Scott Morrison said that motivating people to transition from welfare to work was the best support that the Australian government could provide.
He said that in the communities that have the cashless card, 41 per cent of participants were drinking less, 48 per cent decreased drug use, and 48 per cent gambled less.
"We went to those communities and said, 'we want to partner with you in terms of how we deliver welfare support in your communities'.
"It wasn't just in indigenous communities, it was in all communities where there was disadvantage," Mr Morrison said.
"We are on the side of communities that want to change their communities for the better and to not have a welfare system that holds them back, but a welfare system that lifts them up, strengthens their communities and enables them to get more and more of their people into jobs.

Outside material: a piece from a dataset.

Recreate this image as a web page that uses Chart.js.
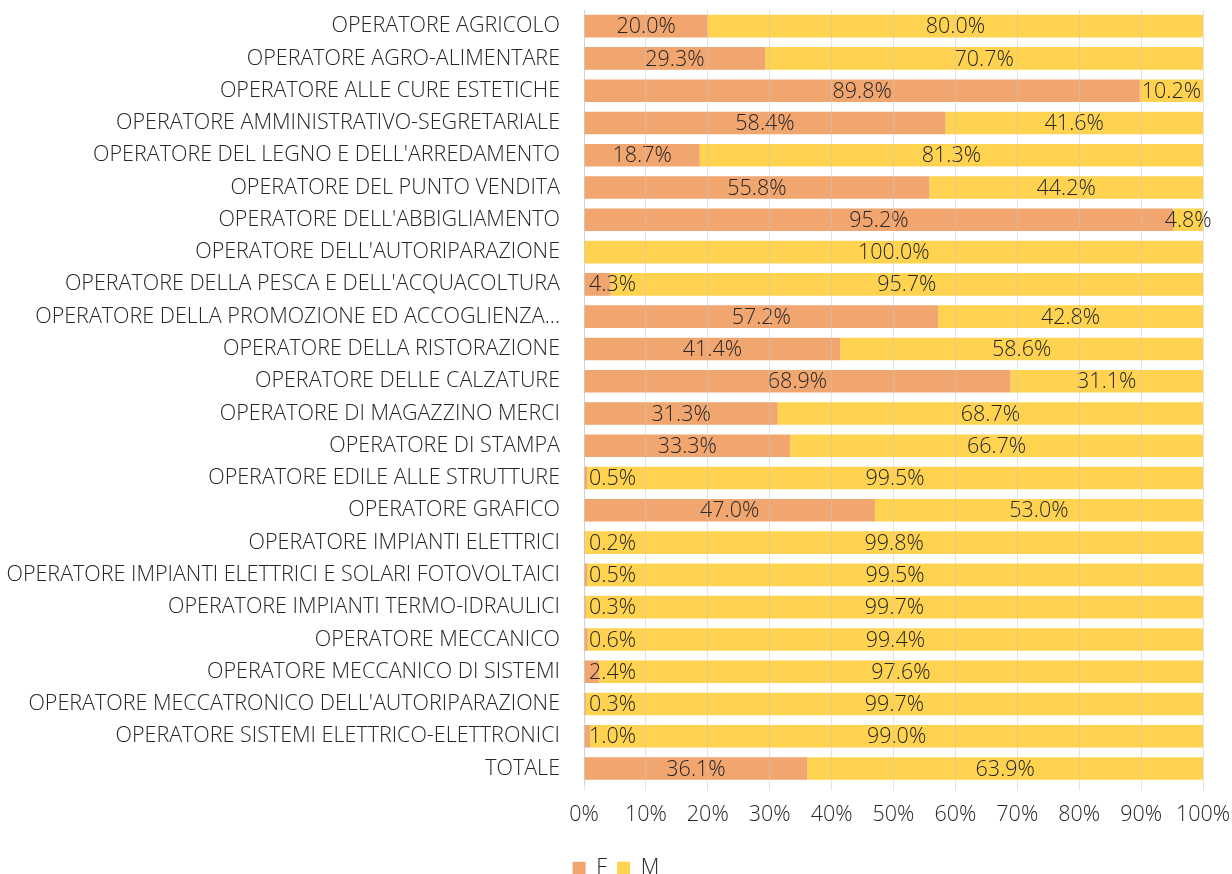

"Under this government we're running a welfare system which is a hand up, not out, one that understands that the best form of welfare is a job."
Mr Morrison was answering a question made by Hinkler Federal MP Keith Pitt in parliament on Wednesday.
Mr Pitt asked "will the Prime Minister inform the House how the Morrison government is on the side of Australians who want to get off welfare and into work and create stronger communities?"
The Prime Minister said; "if you want to get people off welfare and into work, you have to make sure your welfare system is supporting people to get into work.
"Our government has seen that, in four years, 230,000 people are now no longer dependent on income support welfare payments from the government. I'll tell you why, it's because they have jobs."